Ultra-Orthodox parties Shas and United Torah Judaism have their beards in a knot over Prime Minister Benjamin Netanyahu's public endorsement of an amendment to Israel's law on surrogate parenthood that would make surrogacy an option for single fathers.
While Israel recently altered its surrogacy law to make the procedure available to single women, single men – regardless of their sexual orientation – who wish to become fathers through a surrogate mother must pursue this process outside the country.
In January of this year, Habayit Hayehudi MK Moti Yogev, in response to demands by MKs and LGBTQ rights activists that single men – gay or straight – be made eligible to use the services of a surrogate, declared that Israel would "not be a world leader in perversion."
On Monday, Netanyahu recorded a statement in which he said that MK Amir Ohana, the first openly gay Likud legislator, had spoken with him a number of times about Israel's surrogacy law, pushing to make single men eligible to use the surrogacy process.
Ohana has long been an advocate for issues involving nontraditional families. He and his partner are the fathers of fraternal twins through a surrogate mother.

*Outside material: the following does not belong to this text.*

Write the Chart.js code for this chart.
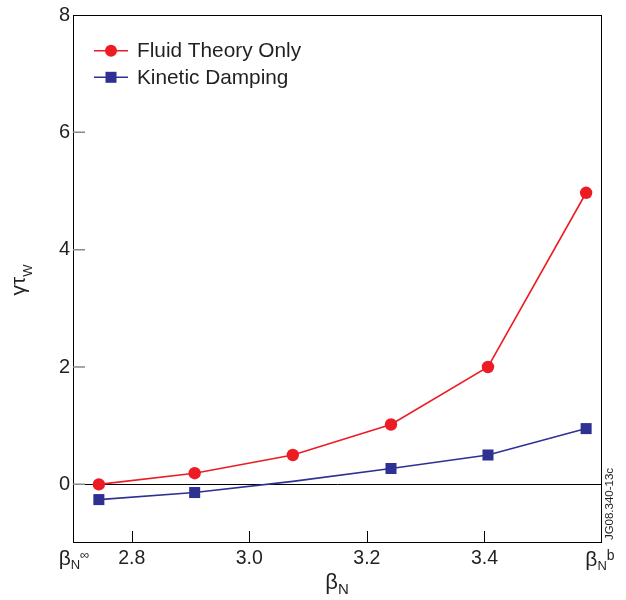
<!DOCTYPE html>
<html>
<head>
<meta charset="utf-8">
<script src="https://cdn.jsdelivr.net/npm/chart.js@4.4.1/dist/chart.umd.min.js"></script>
<style>
  html, body { margin: 0; padding: 0; background: #fff; }
  #wrap { width: 626px; height: 600px; }
</style>
</head>
<body>
<div id="wrap"><canvas id="chart"></canvas></div>
<script>
// values
const betaN = [2.744, 2.907, 3.074, 3.241, 3.406, 3.573];
const fluidOnly = [0.0, 0.19, 0.5, 1.02, 2.0, 4.97];
const kinetic = [-0.26, -0.14, 0.05, 0.27, 0.5, 0.95];
const kineticMarker = [7.8, 7.8, 0, 7.8, 7.8, 7.8]; // middle point has no marker
const xTicks = [2.8, 3.0, 3.2, 3.4];
const yTicks = [0, 2, 4, 6, 8];
const seriesNames = ["Fluid Theory Only", "Kinetic Damping"];

const FONT = '"Liberation Sans", Arial, Helvetica, sans-serif';
const TXT = '#231F20';
const RED = '#ED1C24';
const BLUE = '#2E3192';

function pts(ys) {
    return betaN.map((x, i) => ({ x: x, y: ys[i] }));
}

// draw text pieces (base, subscript, superscript) centred on cx
function richText(ctx, parts, cx, baseY) {
    let total = 0;
    parts.forEach(p => {
        ctx.font = p.size + 'px ' + FONT;
        p.w = ctx.measureText(p.t).width;
        total += p.w;
    });
    let x = cx - total / 2;
    ctx.textAlign = 'left';
    ctx.textBaseline = 'alphabetic';
    parts.forEach(p => {
        ctx.font = p.size + 'px ' + FONT;
        ctx.fillText(p.t, x, baseY + (p.dy || 0));
        x += p.w;
    });
}

const decorPlugin = {
    id: 'decor',
    afterDraw(chart) {
        const ctx = chart.ctx;
        const a = chart.chartArea;
        const xs = chart.scales.x;
        const ys = chart.scales.y;
        ctx.save();

        // frame
        ctx.strokeStyle = '#000';
        ctx.lineWidth = 1;
        ctx.strokeRect(a.left + 0.5, a.top + 0.5, a.right - a.left - 1, a.bottom - a.top - 1);

        // inner ticks on x
        ctx.beginPath();
        xTicks.forEach(v => {
            const px = Math.round(xs.getPixelForValue(v)) + 0.5;
            ctx.moveTo(px, a.bottom);
            ctx.lineTo(px, a.bottom - 12);
        });
        ctx.stroke();

        // inner ticks on y (grey)
        ctx.strokeStyle = '#8a8a8a';
        ctx.lineWidth = 1.5;
        ctx.beginPath();
        yTicks.slice(0, -1).forEach(v => {
            const py = ys.getPixelForValue(v);
            ctx.moveTo(a.left, py);
            ctx.lineTo(a.left + 12, py);
        });
        ctx.stroke();

        ctx.fillStyle = TXT;

        // end labels of the x axis
        richText(ctx, [
            { t: 'β', size: 21 },
            { t: 'N', size: 13, dy: 4 },
            { t: '∞', size: 13, dy: -6 }
        ], xs.getPixelForValue(2.7) + 1, 565);
        richText(ctx, [
            { t: 'β', size: 21 },
            { t: 'N', size: 13, dy: 4 },
            { t: 'b', size: 14, dy: -6 }
        ], xs.getPixelForValue(3.6) - 2, 566);

        // axis titles
        richText(ctx, [
            { t: 'β', size: 22 },
            { t: 'N', size: 15, dy: 5 }
        ], 337, 589);

        ctx.save();
        ctx.translate(25, 280);
        ctx.rotate(-Math.PI / 2);
        richText(ctx, [
            { t: 'γτ', size: 21 },
            { t: 'W', size: 13, dy: 7 }
        ], 0, 0);
        ctx.restore();

        // figure id
        ctx.save();
        ctx.translate(610, 504);
        ctx.rotate(-Math.PI / 2);
        ctx.font = '11.5px ' + FONT;
        ctx.textAlign = 'center';
        ctx.textBaseline = 'middle';
        ctx.fillText('JG08.340-13c', 0, 0);
        ctx.restore();

        // legend
        const rows = [50.7, 77.3];
        chart.data.datasets.forEach((ds, i) => {
            const y = rows[i];
            ctx.strokeStyle = ds.borderColor;
            ctx.lineWidth = 1.5;
            ctx.beginPath();
            ctx.moveTo(94, y);
            ctx.lineTo(128, y);
            ctx.stroke();
            ctx.fillStyle = ds.backgroundColor;
            if (ds.pointStyle === 'rect') {
                ctx.fillRect(105.5, y - 5.5, 11, 11);
            } else {
                ctx.beginPath();
                ctx.arc(111, y, 6, 0, Math.PI * 2);
                ctx.fill();
            }
            ctx.fillStyle = TXT;
            ctx.font = '20.8px ' + FONT;
            ctx.textAlign = 'left';
            ctx.textBaseline = 'middle';
            ctx.fillText(ds.label, 137, y + 1);
        });

        ctx.restore();
    }
};

const chart = new Chart(document.getElementById('chart'), {
    type: 'line',
    data: {
        datasets: [
            {
                label: seriesNames[0],
                data: pts(fluidOnly),
                borderColor: RED,
                backgroundColor: RED,
                borderWidth: 1.6,
                pointStyle: 'circle',
                pointRadius: 6.2,
                pointBorderWidth: 0,
                tension: 0
            },
            {
                label: seriesNames[1],
                data: pts(kinetic),
                borderColor: BLUE,
                backgroundColor: BLUE,
                borderWidth: 1.6,
                pointStyle: 'rect',
                pointRadius: kineticMarker,
                pointBorderWidth: 0,
                tension: 0
            }
        ]
    },
    options: {
        responsive: true,
        maintainAspectRatio: false,
        animation: false,
        layout: { padding: { top: 15, right: 24, left: 0, bottom: 0 } },
        plugins: {
            legend: { display: false },
            tooltip: { enabled: false }
        },
        scales: {
            x: {
                type: 'linear',
                min: 2.7,
                max: 3.6,
                afterBuildTicks: s => { s.ticks = xTicks.map(v => ({ value: v })); },
                afterFit: s => { s.height = 57; },
                grid: { display: false },
                border: { display: false },
                ticks: {
                    autoSkip: false,
                    maxRotation: 0,
                    padding: -4,
                    color: TXT,
                    font: { family: FONT, size: 19.5 },
                    callback: v => v.toFixed(1)
                }
            },
            y: {
                min: -1,
                max: 8,
                afterBuildTicks: s => { s.ticks = yTicks.map(v => ({ value: v })); },
                afterFit: s => { s.width = 73; },
                grid: {
                    drawTicks: false,
                    lineWidth: 1,
                    color: c => (c.tick && c.tick.value === 0) ? '#000' : 'rgba(0,0,0,0)'
                },
                border: { display: false },
                ticks: {
                    padding: 3,
                    color: TXT,
                    font: { family: FONT, size: 20 }
                }
            }
        }
    },
    plugins: [decorPlugin]
});
</script>
</body>
</html>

A year ago, Ohana was suspended from the Foreign Affairs and Defense Committee after refusing to vote with the coalition in protest of the government's opposition to same-sex adoption.
The prime minister said that Ohana had raised a very cogent point – that single women in Israel are entitled to become parents using a surrogate, but single men were barred from that same option.
"It's simply not fair, and we need to fix this," Netanyahu said, adding that he had told Ohana that he would support the MK's proposed amendment to the current law.
Speaking on the sidelines of the Knesset plenum, haredi legislators threatened that if Netanyahu did not withdraw his support for single fatherhood through surrogacy, they would withhold support from the nation-state bill, a coalition-backed initiative.
In response to the haredi objection, Coalition Chairman MK David Amsalem removed Ohana's proposed amendment from the agenda until the coalition can reach a consensus on it.